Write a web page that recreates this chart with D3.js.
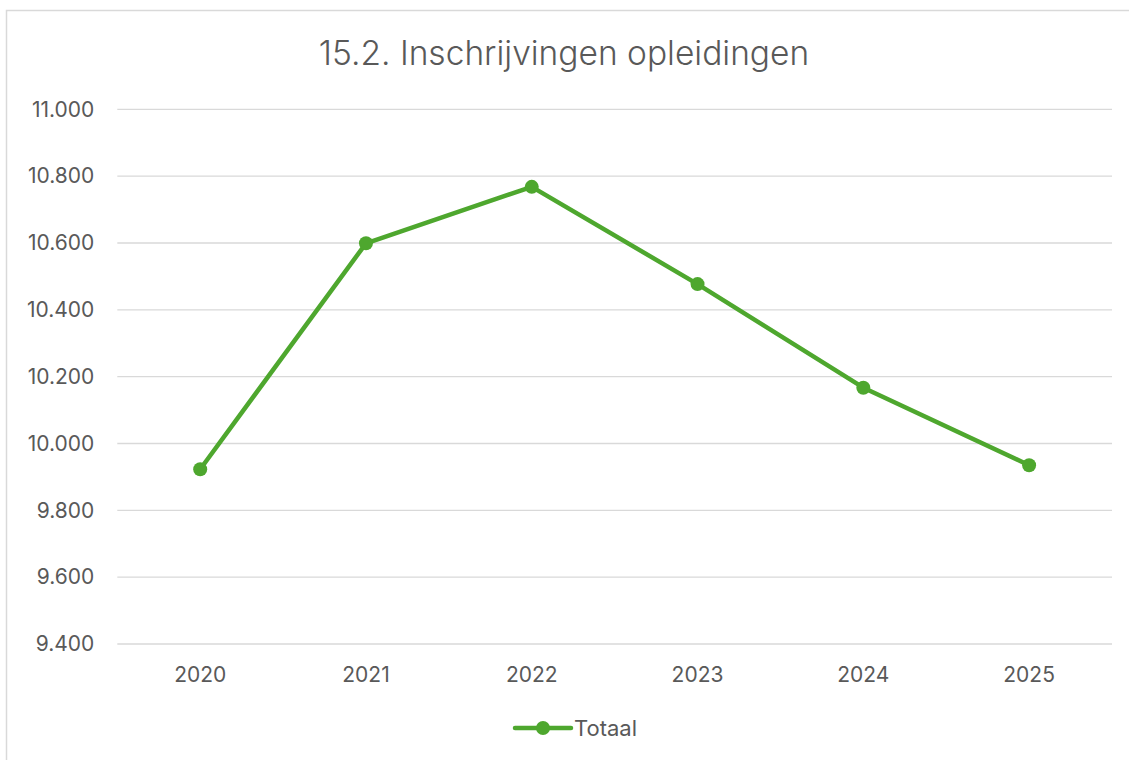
<!DOCTYPE html>
<html>
<head>
<meta charset="utf-8">
<script src="https://cdn.jsdelivr.net/npm/d3@7"></script>
<style>
  body { margin: 0; background: #fff; }
  svg { display: block; font-family: Inter, "Open Sans", sans-serif; }
</style>
</head>
<body>
<figure id="chart" style="margin:0"></figure>
<script>
const years = ["2020", "2021", "2022", "2023", "2024", "2025"];
const totaal = [9923, 10599, 10768, 10477, 10167, 9935];
const yTicks = [9400, 9600, 9800, 10000, 10200, 10400, 10600, 10800, 11000];
const title = "15.2. Inschrijvingen opleidingen";
const seriesName = "Totaal";

const width = 1129, height = 760;
const margin = {top: 109.3, right: 17, bottom: 116, left: 117.3};
const green = "#4ea72e";
const textColor = "#595959";
const font = "Inter, \"Open Sans\", sans-serif";

const svg = d3.select("figure#chart")
  .append("svg")
  .attr("width", width)
  .attr("height", height);

// chart border
svg.append("rect")
  .attr("x", 6.5).attr("y", 10.5)
  .attr("width", width + 10).attr("height", height + 10)
  .attr("fill", "none")
  .attr("stroke", "#d9d9d9")
  .attr("stroke-width", 1.5);

// title
svg.append("text")
  .attr("x", 564).attr("y", 65)
  .attr("text-anchor", "middle")
  .style("font-size", "33.5px")
  .style("font-weight", 300)
  .style("fill", textColor)
  .text(title);

const x = d3.scaleBand()
  .domain(years)
  .range([margin.left, width - margin.right]);

const y = d3.scaleLinear()
  .domain([9400, 11000])
  .range([height - margin.bottom, margin.top]);

// gridlines
svg.append("g")
  .selectAll("line")
  .data(yTicks)
  .enter()
  .append("line")
  .attr("x1", margin.left)
  .attr("x2", width - margin.right)
  .attr("y1", d => y(d))
  .attr("y2", d => y(d))
  .attr("stroke", "#d9d9d9")
  .attr("stroke-width", 1.3);

// Y axis labels
const fmt = d => d3.format(",")(d).replace(/,/g, ".");
const yAxis = svg.append("g")
  .attr("transform", "translate(" + (margin.left - 23) + ",0)")
  .call(d3.axisLeft(y).tickValues(yTicks).tickFormat(fmt).tickSize(0).tickPadding(0));
yAxis.select(".domain").remove();
yAxis.selectAll("text")
  .style("font-size", "21px")
  .style("font-family", font)
  .style("fill", textColor);

// X axis labels
const xAxis = svg.append("g")
  .attr("transform", "translate(0," + (height - margin.bottom) + ")")
  .call(d3.axisBottom(x).tickSize(0).tickPadding(23));
xAxis.select(".domain").remove();
xAxis.selectAll("text")
  .style("font-size", "21px")
  .style("font-family", font)
  .style("fill", textColor);

// line
const cx = (d, i) => x(years[i]) + x.bandwidth() / 2;
svg.append("path")
  .datum(totaal)
  .attr("fill", "none")
  .attr("stroke", green)
  .attr("stroke-width", 4.5)
  .attr("stroke-linejoin", "round")
  .attr("d", d3.line().x(cx).y(d => y(d)));

svg.append("g")
  .selectAll("circle")
  .data(totaal)
  .enter()
  .append("circle")
  .attr("cx", cx)
  .attr("cy", d => y(d))
  .attr("r", 7)
  .attr("fill", green);

// legend
const legend = svg.append("g").attr("transform", "translate(515,728)");
legend.append("line")
  .attr("x1", 0).attr("x2", 56)
  .attr("stroke", green)
  .attr("stroke-width", 4.5)
  .attr("stroke-linecap", "round");
legend.append("circle")
  .attr("cx", 28).attr("r", 7)
  .attr("fill", green);
legend.append("text")
  .attr("x", 59).attr("y", 7.5)
  .style("font-size", "22px")
  .style("fill", textColor)
  .text(seriesName);
</script>
</body>
</html>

---*---

▸ Goal of the exercise
Pick out the lines that have the word "chart". Copy them all.

▸ Task solution
Write a web page that recreates this chart with D3.js.
<figure id="chart" style="margin:0"></figure>
const svg = d3.select("figure#chart")
// chart border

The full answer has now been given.